The SIS beamline offers low-temperature high-resolution angle-resolved photoemission spectroscopy (ARPES) and spin-resolved ARPES with photon energies in the VUV to soft X-ray regime (10-800 eV). The ADRESS beamline operates in the soft X-ray range (300-1600 eV) and hosts resonant inelastic x-ray scattering (RIXS) and soft x-ray ARPES endstations. Additionally, part of our research makes use of a dedicated pulsed laser deposition (PLD) chamber for in situ studies of thin films, interfaces, and heterostructures. Collectively, these techniques give us the ability to probe surface and bulk properties of complex materials and to visualize the interplay of the electrons with spin, lattice, and orbital degrees of freedom.
News
Customising an electronic material
PSI scientists have investigated a material that could be suitable for future data storage applications. They have manipulated the crystalline structure of their sample while measuring how this affects the material’s magnetic and electronic properties.
Cherned up to the maximum
In topological materials, electrons can display behaviour that is fundamentally different from that in ‘conventional’ matter, and the magnitude of many such ‘exotic’ phenomena is directly proportional to an entity known as the Chern number. New experiments establish for the first time that the theoretically predicted maximum Chern number can be reached — and controlled — in a real material.
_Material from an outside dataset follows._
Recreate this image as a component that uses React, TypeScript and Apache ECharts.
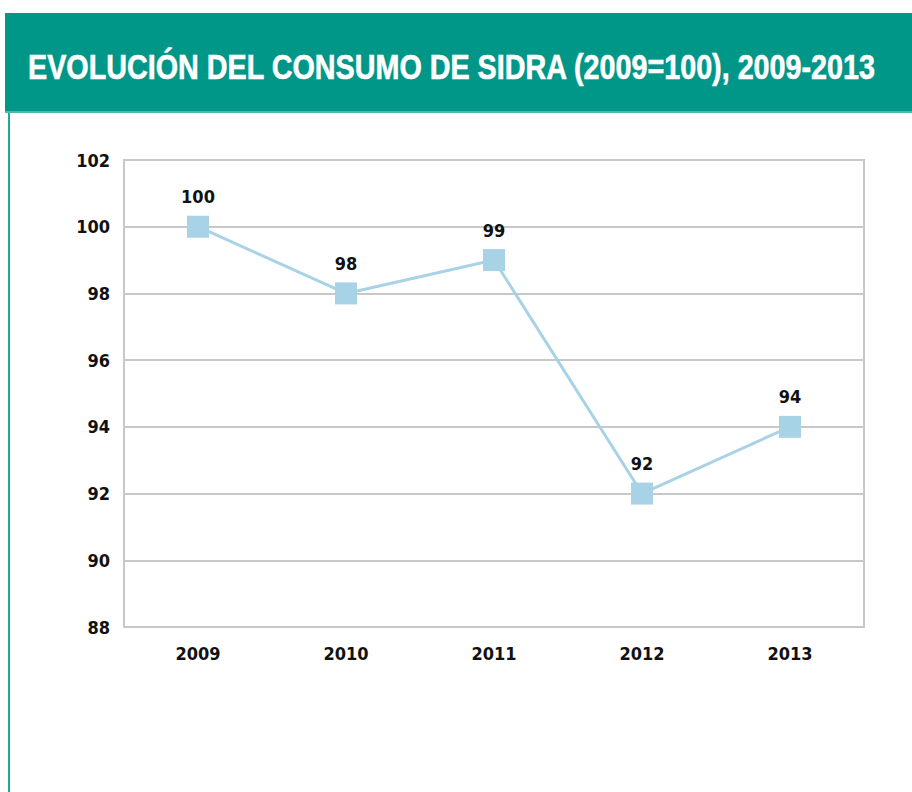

Emergence of Nontrivial Low-Energy Dirac Fermions in Antiferromagnet EuCd2As2
When magnetism meets topology, colorful novel states can emerge in condensed matter. It is widely believed that parity-time symmetry plays an essential role for the formation of Dirac states in Dirac semimetals. So far, all of the experimentally identified topological nontrivial Dirac semimetals possess both parity and time reversal symmetry. Since the magnetism will break time-reversal symmetry, only in special cases the Dirac states can be protected in a magnetic system. Thus, the realization of magnetic topological Dirac materials remains a major issue in the research of topological physics. In this work, the authors ascertained that the ground state of EuCd2As2 is a good candidate for magnetic topological Dirac semimetal when the spins point in the out-of-plane direction in the A-type antiferromagnetic phase. The Dirac state is protected by the combination of parity-time symmetry with additional translation operation. Moreover, when the spins deviate from out-of-plane direction, the bulk Dirac cone will open a gap, and the system develops into a novel state containing axion insulator, antiferromagnetic topological crystalline insulator, and higher order topological insulator.